Virus-like particles (VLPs), mere shells of actual viruses, can be used to create vaccines in weeks instead of months, according to Novavax Inc. of Rockville, Md.

The research could make vaccine production faster and more reliable than existing methods, and save hundreds of thousands of lives.

"The outside of the virus-like particles looks like a virus," said Rahul Singhvi, the president and CEO of Novavax, "but inside there is no genetic material."

Influenza virus, for example, is a pretty simple creature. A protein coat, tipped with two major proteins, encases a strand of RNA, which is used to replicate viruses, containing eight genes.

The variations of the two major proteins, called hemagglutinin and neuraminidase, are what infectious disease officials use to identify the various strains of flu: H5N1 for bird flu and H1N1 for swine flu, for example.

To create a vaccine that preps the body's immune system to find and destroy influenza, researchers have traditionally injected a seed virus, developed by the Centers for Disease Control (CDC) in Atlanta, into chicken eggs.

The chicken eggs are allowed to incubate, and the seed virus replicates many times over within each egg. When the time is right, scientists harvest and purify the viruses, inactivate or kill them with heat or chemicals, and sometimes even chop them up for good measure. These viral particles or fragments are what scientists use to create vaccines.

The entire process can take more than six months.

VLPs, on the other hand, are made by injecting insect cells with three of the eight influenza genes. One gene contains instructions on how to build the viral shell. The other two genes code for proteins that sit on the outside of the shell.

What emerges from the insect cells are hollow particles that have the two proteins for the coming year's flu strain.
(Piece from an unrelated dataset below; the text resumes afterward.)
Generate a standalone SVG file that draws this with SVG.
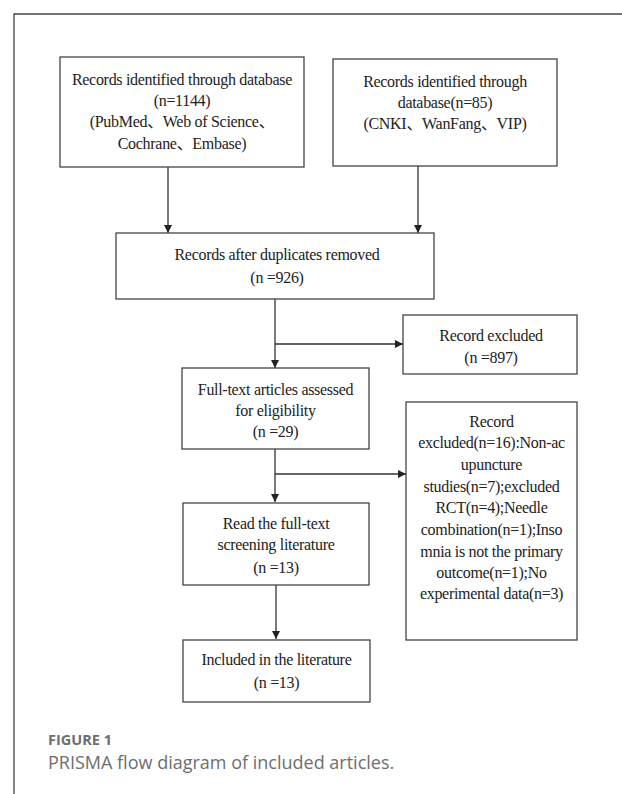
<svg xmlns="http://www.w3.org/2000/svg" width="622" height="794" viewBox="0 0 622 794">
<defs>
<style>
.box{fill:#fff;stroke:#444;stroke-width:1.3}
.t{font-family:"Liberation Serif","Noto Sans CJK SC",serif;font-size:16px;letter-spacing:-0.3px;fill:#222;text-anchor:middle}
.c{stroke:#333;stroke-width:1.3;fill:none}
.frame{stroke:#444;stroke-width:1.3;fill:none}
.cap1{font-family:"Open Sans","Noto Sans",sans-serif;font-size:14.5px;font-weight:700;fill:#6e6e6e}
.cap2{font-family:"Open Sans","Noto Sans",sans-serif;font-size:18px;fill:#6e6e6e}
</style>
<marker id="ah" viewBox="0 0 10 10" refX="10" refY="5" markerWidth="8" markerHeight="8" markerUnits="userSpaceOnUse" orient="auto">
<path d="M0,0 L10,5 L0,10 Z" fill="#222"/>
</marker>
</defs>
<rect width="622" height="794" fill="#fff"/>
<path class="frame" d="M14,794 V14 H622"/>

<g id="connectors">
<path class="c" d="M168,167 V233" marker-end="url(#ah)"/>
<path class="c" d="M418,166 V233" marker-end="url(#ah)"/>
<path class="c" d="M275,299 V368" marker-end="url(#ah)"/>
<path class="c" d="M275,344 H403" marker-end="url(#ah)"/>
<path class="c" d="M275,449 V502" marker-end="url(#ah)"/>
<path class="c" d="M275,474 H406" marker-end="url(#ah)"/>
<path class="c" d="M276,585 V639" marker-end="url(#ah)"/>
</g>

<g id="n1">
<rect class="box" x="60" y="57" width="244" height="110"/>
<text class="t" x="182" y="85">Records identified through database</text>
<text class="t" x="182" y="106">(n=1144)</text>
<text class="t" x="182" y="127">(PubMed、Web of Science、</text>
<text class="t" x="182" y="149">Cochrane、Embase)</text>
</g>

<g id="n2">
<rect class="box" x="333" y="59" width="224" height="107"/>
<text class="t" x="445" y="87">Records identified through</text>
<text class="t" x="445" y="108">database(n=85)</text>
<text class="t" x="445" y="129">(CNKI、WanFang、VIP)</text>
</g>

<g id="n3">
<rect class="box" x="116" y="233" width="318" height="66"/>
<text class="t" x="277" y="260">Records after duplicates removed</text>
<text class="t" x="277" y="283">(n =926)</text>
</g>

<g id="n4">
<rect class="box" x="403" y="315" width="174" height="59"/>
<text class="t" x="491" y="341">Record excluded</text>
<text class="t" x="491" y="363">(n =897)</text>
</g>

<g id="n5">
<rect class="box" x="182" y="368" width="187" height="81"/>
<text class="t" x="275.5" y="395">Full-text articles assessed</text>
<text class="t" x="275.5" y="416">for eligibility</text>
<text class="t" x="275.5" y="437">(n =29)</text>
</g>

<g id="n6">
<rect class="box" x="406" y="402" width="171" height="238"/>
<text class="t" x="491.5" y="427">Record</text>
<text class="t" x="491.5" y="448">excluded(n=16):Non-ac</text>
<text class="t" x="491.5" y="470">upuncture</text>
<text class="t" x="491.5" y="492">studies(n=7);excluded</text>
<text class="t" x="491.5" y="513">RCT(n=4);Needle</text>
<text class="t" x="491.5" y="535">combination(n=1);Inso</text>
<text class="t" x="491.5" y="557">mnia is not the primary</text>
<text class="t" x="491.5" y="578">outcome(n=1);No</text>
<text class="t" x="491.5" y="599">experimental data(n=3)</text>
</g>

<g id="n7">
<rect class="box" x="183" y="503" width="186" height="82"/>
<text class="t" x="276" y="529">Read the full-text</text>
<text class="t" x="276" y="550">screening literature</text>
<text class="t" x="276" y="573">(n =13)</text>
</g>

<g id="n8">
<rect class="box" x="183" y="640" width="187" height="62"/>
<text class="t" x="276.5" y="665">Included in the literature</text>
<text class="t" x="276.5" y="688">(n =13)</text>
</g>

<text class="cap1" x="48" y="745">FIGURE 1</text>
<text class="cap2" x="48" y="769">PRISMA flow diagram of included articles.</text>
</svg>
Novavax can produce vaccines sooner than traditional makers, because they don't have to wait for the CDC to create the seed virus. As soon as the genetic sequence for this year's strains are published, Novavax can synthesize the genes and inject them into insect cells without waiting for the seed virus.

Seven different strains of flu VLPs have already been injected into about 700 people in several Phase II clinical trials.

The results, according to Singhvi, have been promising. However, since they are Phase II trials, only effectiveness was tested; any possible side effects of VLPs are unknown for the moment.

Novavax hopes to have wide-spread vaccinations using VLPs in the United States as early as 2012. Other countries could fast-track the use of VLPs as soon as next year, although nothing is definite yet.

In fact, other countries might be the biggest beneficiary of VLP technology, according to Kawsar Talaat, a professor and influenza expert at Johns Hopkins University.

"If we can cut down the time it takes to develop a vaccine by months, you could save thousands, even hundreds of thousands, of cases each year," said Talaat. "This could be a huge development."